==== RECORDS SHOWN ====
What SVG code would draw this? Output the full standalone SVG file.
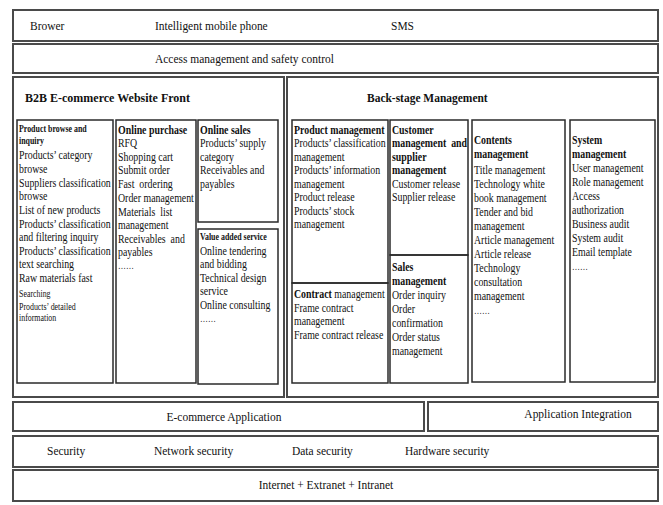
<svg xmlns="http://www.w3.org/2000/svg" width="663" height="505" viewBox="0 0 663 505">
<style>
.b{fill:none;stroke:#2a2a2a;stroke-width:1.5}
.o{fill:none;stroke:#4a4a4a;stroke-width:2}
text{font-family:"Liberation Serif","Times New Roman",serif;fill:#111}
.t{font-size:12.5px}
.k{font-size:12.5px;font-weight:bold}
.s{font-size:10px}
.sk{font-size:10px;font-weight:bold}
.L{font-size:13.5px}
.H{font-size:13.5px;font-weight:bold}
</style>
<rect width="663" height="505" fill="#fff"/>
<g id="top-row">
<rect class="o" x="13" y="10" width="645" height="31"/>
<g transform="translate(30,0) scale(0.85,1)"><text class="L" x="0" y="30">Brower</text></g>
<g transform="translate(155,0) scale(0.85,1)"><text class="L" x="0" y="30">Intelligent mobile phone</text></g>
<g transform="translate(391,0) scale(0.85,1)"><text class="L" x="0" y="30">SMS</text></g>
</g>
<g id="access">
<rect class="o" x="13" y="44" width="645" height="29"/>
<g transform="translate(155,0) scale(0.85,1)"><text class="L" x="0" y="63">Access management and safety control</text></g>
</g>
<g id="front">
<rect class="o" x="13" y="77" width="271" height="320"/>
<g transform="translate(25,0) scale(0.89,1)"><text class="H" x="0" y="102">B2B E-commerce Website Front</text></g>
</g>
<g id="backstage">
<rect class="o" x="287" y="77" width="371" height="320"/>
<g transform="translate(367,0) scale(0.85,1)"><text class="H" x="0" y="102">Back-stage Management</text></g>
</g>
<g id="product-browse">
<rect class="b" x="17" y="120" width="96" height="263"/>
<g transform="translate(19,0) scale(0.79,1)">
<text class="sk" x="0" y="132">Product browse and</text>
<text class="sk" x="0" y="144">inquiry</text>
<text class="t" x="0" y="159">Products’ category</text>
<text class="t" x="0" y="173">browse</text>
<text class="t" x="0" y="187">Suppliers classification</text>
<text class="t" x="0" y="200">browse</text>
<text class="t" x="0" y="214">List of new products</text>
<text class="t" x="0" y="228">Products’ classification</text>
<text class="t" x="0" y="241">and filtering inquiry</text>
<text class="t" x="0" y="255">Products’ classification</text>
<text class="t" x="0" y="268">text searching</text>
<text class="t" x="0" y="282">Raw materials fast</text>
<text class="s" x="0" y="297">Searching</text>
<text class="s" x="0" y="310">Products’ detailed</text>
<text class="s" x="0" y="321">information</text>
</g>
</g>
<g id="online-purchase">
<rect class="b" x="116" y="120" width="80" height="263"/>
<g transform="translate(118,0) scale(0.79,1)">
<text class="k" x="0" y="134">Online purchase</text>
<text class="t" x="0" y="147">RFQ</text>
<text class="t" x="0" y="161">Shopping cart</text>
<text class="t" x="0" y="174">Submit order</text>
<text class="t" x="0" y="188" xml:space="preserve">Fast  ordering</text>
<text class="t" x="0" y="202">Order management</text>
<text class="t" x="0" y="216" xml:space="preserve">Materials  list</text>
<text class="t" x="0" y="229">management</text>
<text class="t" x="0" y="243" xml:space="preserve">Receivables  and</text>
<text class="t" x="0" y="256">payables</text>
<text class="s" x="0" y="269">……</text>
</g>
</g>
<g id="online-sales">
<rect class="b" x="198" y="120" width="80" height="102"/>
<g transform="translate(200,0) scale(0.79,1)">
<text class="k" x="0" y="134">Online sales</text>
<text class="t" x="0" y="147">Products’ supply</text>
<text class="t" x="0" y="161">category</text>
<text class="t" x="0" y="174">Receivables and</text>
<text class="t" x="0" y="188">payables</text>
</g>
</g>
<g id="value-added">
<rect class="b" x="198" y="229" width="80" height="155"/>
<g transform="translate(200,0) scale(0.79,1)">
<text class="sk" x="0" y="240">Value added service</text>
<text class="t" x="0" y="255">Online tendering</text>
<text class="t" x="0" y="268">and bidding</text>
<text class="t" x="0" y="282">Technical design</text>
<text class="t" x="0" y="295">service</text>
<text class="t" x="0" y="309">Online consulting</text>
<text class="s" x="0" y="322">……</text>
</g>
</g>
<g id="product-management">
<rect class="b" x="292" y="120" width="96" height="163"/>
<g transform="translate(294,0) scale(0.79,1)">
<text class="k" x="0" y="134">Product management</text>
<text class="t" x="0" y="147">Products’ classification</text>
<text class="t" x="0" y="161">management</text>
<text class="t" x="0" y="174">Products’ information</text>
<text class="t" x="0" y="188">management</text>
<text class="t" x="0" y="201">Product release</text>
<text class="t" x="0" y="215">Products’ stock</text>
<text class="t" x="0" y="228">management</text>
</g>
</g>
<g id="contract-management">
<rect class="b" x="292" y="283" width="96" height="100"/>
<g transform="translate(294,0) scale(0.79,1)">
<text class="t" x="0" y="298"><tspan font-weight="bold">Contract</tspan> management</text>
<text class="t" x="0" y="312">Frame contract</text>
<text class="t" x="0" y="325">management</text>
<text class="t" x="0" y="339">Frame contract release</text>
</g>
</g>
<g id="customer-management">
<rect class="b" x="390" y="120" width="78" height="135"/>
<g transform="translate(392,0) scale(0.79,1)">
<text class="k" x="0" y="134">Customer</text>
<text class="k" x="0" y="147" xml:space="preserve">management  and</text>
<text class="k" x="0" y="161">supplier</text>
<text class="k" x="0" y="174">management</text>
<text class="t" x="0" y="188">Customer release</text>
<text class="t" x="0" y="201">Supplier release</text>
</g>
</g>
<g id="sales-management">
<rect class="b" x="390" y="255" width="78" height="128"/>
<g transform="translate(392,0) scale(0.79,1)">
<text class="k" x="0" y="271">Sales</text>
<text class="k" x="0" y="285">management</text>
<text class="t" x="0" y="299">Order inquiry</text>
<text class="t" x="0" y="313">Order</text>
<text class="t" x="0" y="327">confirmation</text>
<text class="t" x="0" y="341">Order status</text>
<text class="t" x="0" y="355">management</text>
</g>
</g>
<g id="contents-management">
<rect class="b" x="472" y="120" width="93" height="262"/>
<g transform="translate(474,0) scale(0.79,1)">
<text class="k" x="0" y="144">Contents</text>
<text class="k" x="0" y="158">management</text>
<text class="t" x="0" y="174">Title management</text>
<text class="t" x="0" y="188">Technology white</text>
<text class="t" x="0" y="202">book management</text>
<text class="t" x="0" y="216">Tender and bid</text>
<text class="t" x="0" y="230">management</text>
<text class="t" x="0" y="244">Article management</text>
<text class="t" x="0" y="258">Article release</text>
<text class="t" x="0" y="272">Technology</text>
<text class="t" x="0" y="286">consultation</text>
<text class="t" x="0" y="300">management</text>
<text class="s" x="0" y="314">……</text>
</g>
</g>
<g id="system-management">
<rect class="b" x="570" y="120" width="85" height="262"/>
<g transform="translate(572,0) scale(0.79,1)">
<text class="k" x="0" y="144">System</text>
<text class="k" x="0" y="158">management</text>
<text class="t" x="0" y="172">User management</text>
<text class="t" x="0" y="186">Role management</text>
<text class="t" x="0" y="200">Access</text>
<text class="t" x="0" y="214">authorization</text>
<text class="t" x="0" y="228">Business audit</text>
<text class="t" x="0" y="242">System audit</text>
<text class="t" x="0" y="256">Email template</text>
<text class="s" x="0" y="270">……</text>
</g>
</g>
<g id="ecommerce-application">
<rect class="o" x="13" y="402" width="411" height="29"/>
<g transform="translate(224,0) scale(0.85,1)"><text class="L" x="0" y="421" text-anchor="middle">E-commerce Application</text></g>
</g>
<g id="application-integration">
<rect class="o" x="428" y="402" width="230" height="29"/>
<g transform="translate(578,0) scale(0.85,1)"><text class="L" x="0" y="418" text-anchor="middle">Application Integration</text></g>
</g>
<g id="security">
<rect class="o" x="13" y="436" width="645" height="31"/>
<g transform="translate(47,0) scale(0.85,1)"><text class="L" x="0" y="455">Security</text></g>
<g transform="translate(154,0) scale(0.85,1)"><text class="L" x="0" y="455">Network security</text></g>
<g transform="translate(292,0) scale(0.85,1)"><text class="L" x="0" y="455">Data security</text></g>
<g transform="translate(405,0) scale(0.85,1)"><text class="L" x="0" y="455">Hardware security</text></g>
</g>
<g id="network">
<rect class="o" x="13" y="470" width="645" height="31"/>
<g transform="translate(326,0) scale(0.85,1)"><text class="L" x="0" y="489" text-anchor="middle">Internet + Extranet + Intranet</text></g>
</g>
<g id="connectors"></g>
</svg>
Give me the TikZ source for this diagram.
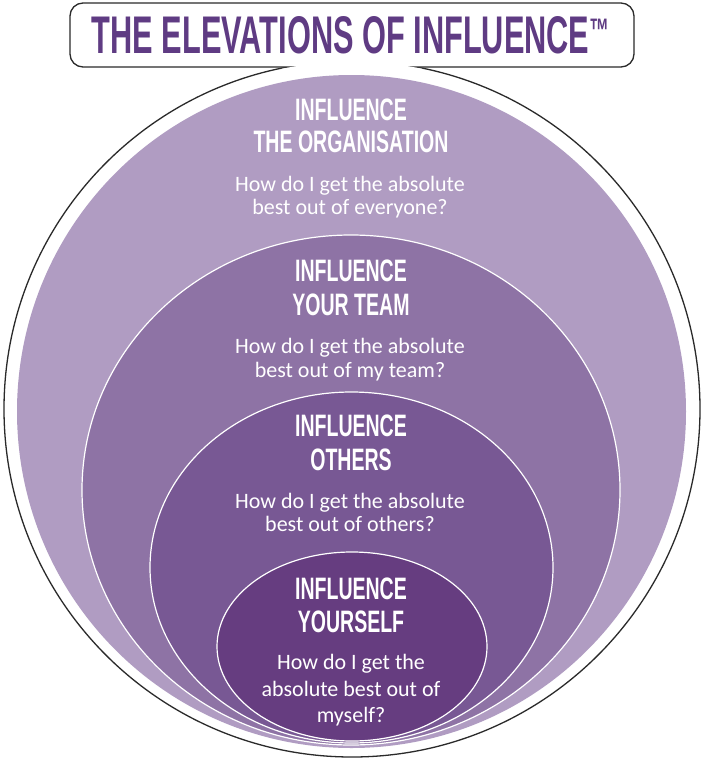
====
▶ _EXERCISE TASK_
Extract all lines containing the word "this".

▶ _RESPONSE TO THE EXERCISE_
What SVG code would draw this? Output the full standalone SVG file.
Give me the TikZ source for this diagram.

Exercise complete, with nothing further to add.